### INPUT ROWS

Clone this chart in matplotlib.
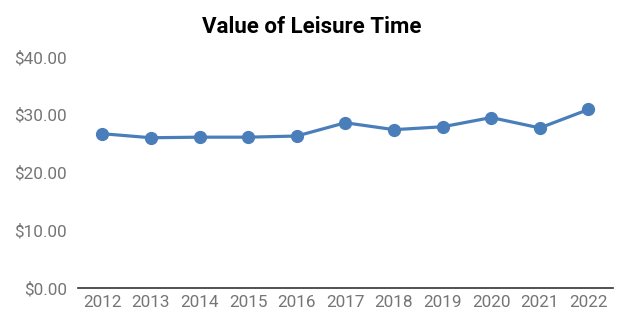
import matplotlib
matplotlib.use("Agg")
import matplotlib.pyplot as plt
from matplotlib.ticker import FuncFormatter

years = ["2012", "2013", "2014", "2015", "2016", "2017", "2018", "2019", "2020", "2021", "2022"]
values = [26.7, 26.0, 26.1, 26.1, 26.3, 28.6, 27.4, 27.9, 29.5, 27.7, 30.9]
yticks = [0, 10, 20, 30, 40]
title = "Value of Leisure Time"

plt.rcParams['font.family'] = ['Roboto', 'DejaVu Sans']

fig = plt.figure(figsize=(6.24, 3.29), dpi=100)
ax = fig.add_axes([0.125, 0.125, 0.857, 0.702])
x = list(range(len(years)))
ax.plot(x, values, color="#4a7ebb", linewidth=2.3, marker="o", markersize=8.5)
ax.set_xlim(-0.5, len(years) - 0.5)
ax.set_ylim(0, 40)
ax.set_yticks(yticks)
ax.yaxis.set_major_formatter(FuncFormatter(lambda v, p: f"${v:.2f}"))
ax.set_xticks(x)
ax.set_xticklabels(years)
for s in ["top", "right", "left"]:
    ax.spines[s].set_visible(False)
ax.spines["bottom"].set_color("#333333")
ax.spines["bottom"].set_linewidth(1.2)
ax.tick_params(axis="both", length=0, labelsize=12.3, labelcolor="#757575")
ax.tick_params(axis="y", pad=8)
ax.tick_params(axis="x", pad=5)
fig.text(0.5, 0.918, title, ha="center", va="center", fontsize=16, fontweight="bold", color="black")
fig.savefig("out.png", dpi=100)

---

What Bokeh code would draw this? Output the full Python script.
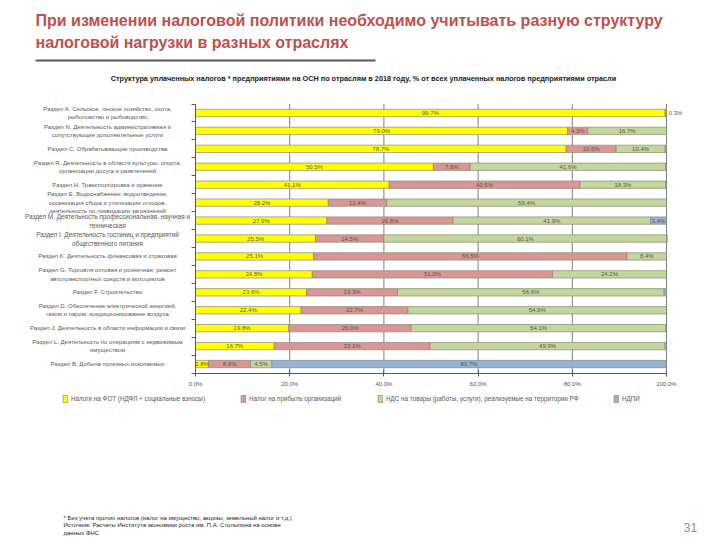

### WHAT THIS TASK INVOLVES
Skip the pictures. Set down only the lines from the one containing "Clone this chart in matplotlib." through the one containing "plt.rcParams['font.family'] = ['Roboto', 'DejaVu", exactly as they appear, ends included.

### SOLUTION FOR THIS PROBLEM
Clone this chart in matplotlib.
import matplotlib
matplotlib.use("Agg")
import matplotlib.pyplot as plt
from matplotlib.ticker import FuncFormatter

years = ["2012", "2013", "2014", "2015", "2016", "2017", "2018", "2019", "2020", "2021", "2022"]
values = [26.7, 26.0, 26.1, 26.1, 26.3, 28.6, 27.4, 27.9, 29.5, 27.7, 30.9]
yticks = [0, 10, 20, 30, 40]
title = "Value of Leisure Time"

plt.rcParams['font.family'] = ['Roboto', 'DejaVu Sans']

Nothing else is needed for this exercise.